For hikers venturing upstream of Elk Lake, the main stem of the canyon continues for 2.3 miles to Smith Falls. Initially, there are some nice views of the polished slabs beneath Elk Peak but the canyon bottom is covered in dense forest that quickly swallows the trail shutting off all views. The ford across the South Fork could be an issue during early summer runoff. Smith Falls is a stunning cascade pouring over a glacially-polished bedrock slab. The slab itself has been undercut by erosion along a black dike that can be traced up the canyon walls in both directions. There are nice swimming holes at the base of the falls for those willing to brave the refreshing dip.
After a long and steady climb above Smith Falls to the junction near the top of Benedict Canyon, hikers will encounter a wonderland of glacially-polished slabs. Below the outlet of the grassy and uninspiring Benedict Lake, the creek begins a tumbling descent down the creases and folds of an expansive granite shield. The trail, which climbs right alongside the playful creek, is one of the more beautiful in the Sawtooths.
Benedict Lake itself feels somewhat like a flooded marsh. Fortunately for those looking for a more alpine experience, both Three-Island and Rock Slide Lake do not disappoint. Perched right at tree line, both lakes offer a pleasant variety of shoreline real estate from shaded camps in the trees to sloping alpine meadows beneath talus cirques. The Ingleborg divide above Rock Slide lake connects to the Middle Fork of the Boise River to the Spangle Lakes adventure.
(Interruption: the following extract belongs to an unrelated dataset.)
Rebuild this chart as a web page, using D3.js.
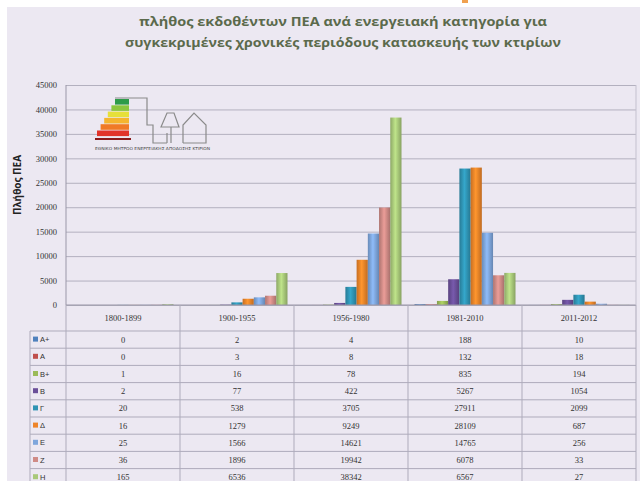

Hiking distances and ascents are as follows:
Note that the surrounding ridges are very gentle by Sawtooth standards so it is quite easy to explore the open and uncomplicated terrain, or climb over the southern divide to Low Pass, Confusion, and Surprise Lakes.
The east side of Peak 9,798 has a chiseled granite face that looks like it might offer a few easy one- to two-pitch slab and corner routes. Otherwise, climbers will have to get creative with the vertical terrain found on the north face of Peak 9,930 or Point 9,610, an extension of the Plummer Peak ridgeline.
The Benedict Lake trail connects over the Ingleborg Divide to Ingleborg and Spangle Lakes in the Middle Fork of the Boise River drainage.
Most of the trail lies within the Sawtooth Wilderness. Please observe the following regulations:
• Mountain bikes are not allowed past the wilderness boundary.
• Self administered wilderness permits are required and available at the trailhead.
• Dogs must be on a leash between July 1 and Labor Day
• Camp 100-feet from trails, lakes and streams
• Pack out all garbage.
• Human waste should be buried in a cat hole 6-8 inches deep, buried and well disguised. Pack out all toilet paper.
• Campfires allowed ONLY in a backcountry pan or fire blanket
• Campfires are NOT allowed at some lakes and in some drainages in the Sawtooths. Please review the campfire restrictions at individual trailheads.
• Permits required for all stock use in the wilderness. No grazing allowed in the Salmon River watershed (This includes the Alpine Lake drainage)
• No equine stock at Edith Lake. ALL stock prohibited in the Goat Creek and Alpine Creek (Alturas Lake) drainages.